The ECB meets next Thursday after a recent attempt by key ECB members to keep the outlook for policy from running too aggressively higher. This has failed to tame EU yields, with the German 2-year pinned near cycle highs today – a test lies ahead there for the ECB, but the French presidential election could be the dominant factor depending on this Sunday’s first-round result.
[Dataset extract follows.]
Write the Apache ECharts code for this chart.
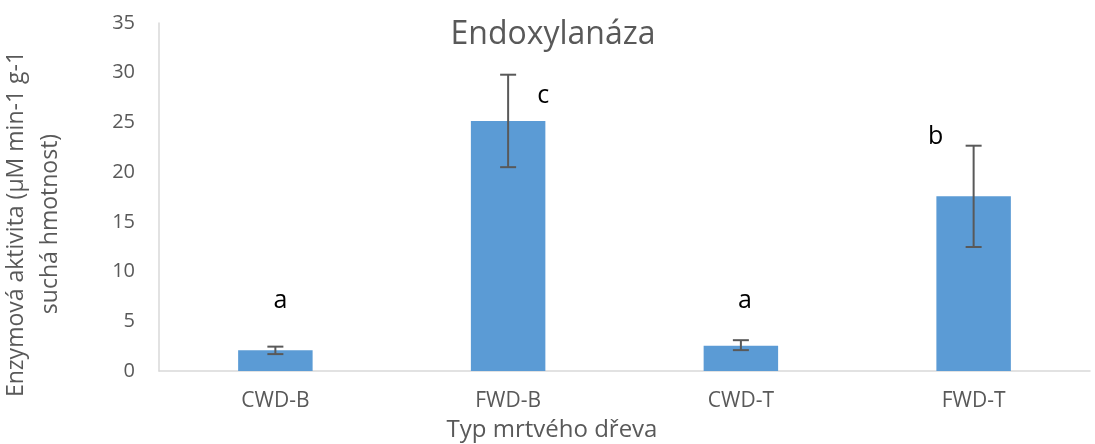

Russia cut its policy rate 300 basis points to 17% in the wake of the powerful “stabilization” of the Russian ruble, but this is irrelevant for foreign exchange except for those Russian exporters receiving fewer rubles now for their hard currency exports. You and I and Russian depositors can’t trade in and out of rubles due to sanctions and Russian capital controls, so the real market rate is a complete unknown and will stay that way until the situation normalizes, if it ever does so. Russia can continue to cut rates if it wants to due to the capital controls as this eases any pressure from the impossible trinity (a country can only control two of the following: free capital flows, independent interest rate policy, fixed FX exchange levels). By freezing all capital flows, the Russian central bank can set the other two levels wherever it wants.
Table: FX Board of G10 and CNH trend evolution and strength.
The Euro is weaker, but still managed to gain from day’s lows today against the yen as the latter obsesses over rising sovereign yields – a bit surprised that there is zero EU existential strain in EURJPY, only a bit in EURCHF. Commodity FX is stumbling rather badly on the consolidation in many commodity prices this week – so far just a breather, but watching chart levels for major pairs.